[Air-l] archiving websites for later analysis

Miasma miasma at earthlink.net
Thu Sep 26 15:59:00 PDT 2002


>Message: 2
>Date: Thu, 26 Sep 2002 14:44:13 +0200
>From: Frank Schaap <architext at fragment.nl>
>To: air-l at aoir.org
>Subject: [Air-l] archiving websites for later analysis
>Reply-To: air-l at aoir.org
>
>I know this has been discussed here before, but I can't seem to find that
>discussion anymore.
>
>I'm analysing a relatively limited number of homepages and I'm looking for a
>way to archive them to be able to later go back to the state I found them in
>for analysis purposes.
>
>Using the "save as" function of for instance IE isn't sufficient. Since
>personal homepages aren't all that big usually, I want to archive the whole
>site including underlying pages.
>
>I have found WebCopier <http://www.maximumsoft.com/> and that seems to work
>quite okay, but it still has some issues, for instance with iframes. It also
>converts the directory structure of the site and sometimes it's important to
>see how someone structures their site.
>
>So, in other words, does anyone have any other recommendations? Dept. and IT
>policies make that I'm looking for something that I can run locally on my
>own machine...
>
>TIA
>
>Frank.
>--
>Fragments Blog:         http://fragment.nl/
>Cyberculture Resources: http://fragment.nl/resources/


Apologies if someone already gave this solution, as I'm on digest.
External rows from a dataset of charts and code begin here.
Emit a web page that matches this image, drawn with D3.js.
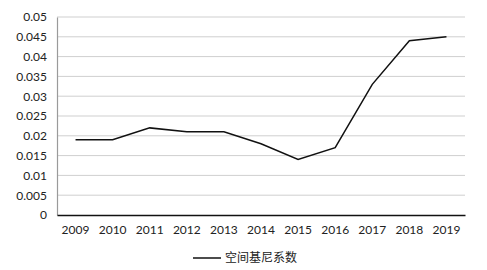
<!DOCTYPE html>
<html>
<head>
<meta charset="utf-8">
<script src="https://cdn.jsdelivr.net/npm/d3@7"></script>
<style>
  body { margin: 0; background: #fff; }
  text { font-family: Lato, "Noto Sans CJK SC", sans-serif; fill: #222; }
</style>
</head>
<body>
<div id="chart"></div>
<script>
var years = ['2009','2010','2011','2012','2013','2014','2015','2016','2017','2018','2019'];
var gini = [0.019, 0.019, 0.022, 0.021, 0.021, 0.018, 0.014, 0.017, 0.033, 0.044, 0.045];
var yTicks = [0, 0.005, 0.01, 0.015, 0.02, 0.025, 0.03, 0.035, 0.04, 0.045, 0.05];
var seriesName = '空间基尼系数';

var chart_width = 487, chart_height = 270;
var plotLeft = 57, plotRight = 465, plotTop = 17, plotBottom = 215;

var svg = d3.select('#chart').append('svg')
    .attr('width', chart_width)
    .attr('height', chart_height);

var x = d3.scaleBand().domain(years).range([plotLeft, plotRight]);
var y = d3.scaleLinear().domain([0, 0.05]).range([plotBottom, plotTop]);

// gridlines
svg.append('g')
  .selectAll('line')
  .data(yTicks.slice(1))
  .enter()
  .append('line')
  .attr('x1', plotLeft)
  .attr('x2', plotRight)
  .attr('y1', function(d){ return y(d); })
  .attr('y2', function(d){ return y(d); })
  .attr('stroke', '#cfcfcf')
  .attr('stroke-width', 1);

// y axis
var yAxis = svg.append('g')
  .attr('transform', 'translate(' + plotLeft + ',0)')
  .call(d3.axisLeft(y).tickValues(yTicks).tickSize(0).tickPadding(10)
    .tickFormat(function(d){ return String(+d.toFixed(3)); }));
yAxis.select('.domain').attr('stroke', '#9a9a9a').attr('stroke-width', 1.2);
yAxis.selectAll('text').attr('font-size', '12px');

// x axis
var xAxis = svg.append('g')
  .attr('transform', 'translate(0,' + plotBottom + ')')
  .call(d3.axisBottom(x).tickSize(0).tickPadding(10));
xAxis.select('.domain').attr('stroke', '#111').attr('stroke-width', 1.5);
xAxis.selectAll('text').attr('font-size', '12px');

// line
var line = d3.line()
  .x(function(d, i){ return x(years[i]) + x.bandwidth() / 2; })
  .y(function(d){ return y(d); });

svg.append('path')
  .datum(gini)
  .attr('d', line)
  .attr('fill', 'none')
  .attr('stroke', '#111')
  .attr('stroke-width', 1.5);

// legend
var legend = svg.append('g').attr('transform', 'translate(193,258)');
legend.append('line')
  .attr('x1', 0).attr('x2', 28)
  .attr('y1', 0).attr('y2', 0)
  .attr('stroke', '#111')
  .attr('stroke-width', 1.5);
legend.append('text')
  .attr('x', 32)
  .attr('y', 4)
  .attr('font-size', '12px')
  .text(seriesName);
</script>
</body>
</html>
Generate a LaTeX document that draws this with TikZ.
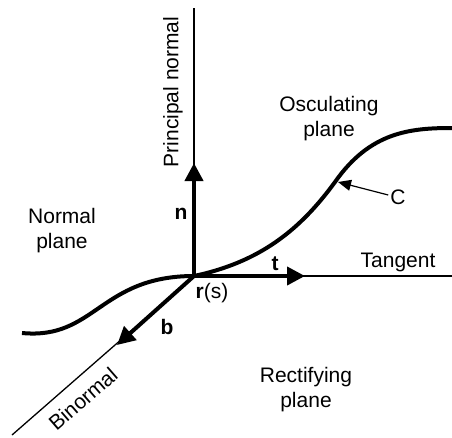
\documentclass[tikz,border=0pt]{standalone}
\usepackage{fontspec}
\setmainfont{Liberation Sans}
\usetikzlibrary{arrows.meta}
\begin{document}
\begin{tikzpicture}[x=1pt,y=-1pt,
  thinline/.style={line width=1.3pt},
  thickline/.style={line width=4pt},
  vec/.style={thickline,-{Triangle[length=18pt,width=18pt]}},
  lbl/.style={font=\fontsize{21}{25}\selectfont,align=center,inner sep=0pt},
  blbl/.style={font=\fontsize{21}{25}\selectfont\bfseries,inner sep=0pt}]
\useasboundingbox (0,0) rectangle (452,437);
\coordinate (O) at (194,276);
\coordinate (ntop) at (194,8);
\coordinate (ntip) at (194,163);
\coordinate (tend) at (452,276);
\coordinate (ttip) at (305,276);
\coordinate (bend) at (12,435);
\coordinate (btip) at (117,345);
\coordinate (cstart) at (22,333);
\coordinate (cmid) at (335,182);
\coordinate (cend) at (452,128);
% thin axes
\draw[thinline] (O) -- (ntop);
\draw[thinline] (O) -- (tend);
\draw[thinline] (O) -- (bend);
% curve
\draw[thickline] (cstart) .. controls (95,340) and (100,276) .. (O)
  .. controls (260,262) and (300,230) .. (cmid)
  .. controls (370,132) and (410,128) .. (cend);
% vectors
\draw[vec] (O) -- (ntip);
\draw[vec] (O) -- (ttip);
\draw[vec] (O) -- (btip);
% labels
\node[lbl,rotate=90] (pn) at (173,92) {Principal normal};
\node[lbl] (osc) at (329,119) {Osculating\\plane};
\node[lbl] (tan) at (398,262) {Tangent};
\node[lbl] (np) at (62,231) {Normal\\plane};
\node[lbl] (rp) at (306,390) {Rectifying\\plane};
\node[lbl,rotate=41] (bn) at (83,399) {Binormal};
\node[lbl] (C) at (398,197) {C};
\node[blbl] (n) at (181,214) {n};
\node[blbl] (t) at (275,264) {t};
\node[blbl] (b) at (167,327) {b};
\node[lbl] (rs) at (212,293) {\textbf{r}(s)};
\draw[line width=1.2pt,-{Triangle[length=13pt,width=11pt]}] (C.west) ++(-2,-2) coordinate (cfrom) (cfrom) -- (338,182);
\end{tikzpicture}
\end{document}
Internet Explorer 5 and above offers a number of ways to save sites, 
for purists who want all the HTML and code, and a Web Archive feature 
which will save a site and all its links to whatever link depth you 
specify.

It will also preserve framesets, I believe. One of the drawbacks of 
the Acrobat method is that the PDF archive, altho stable, won't 
preserve framesets, or at least not in the last version I had.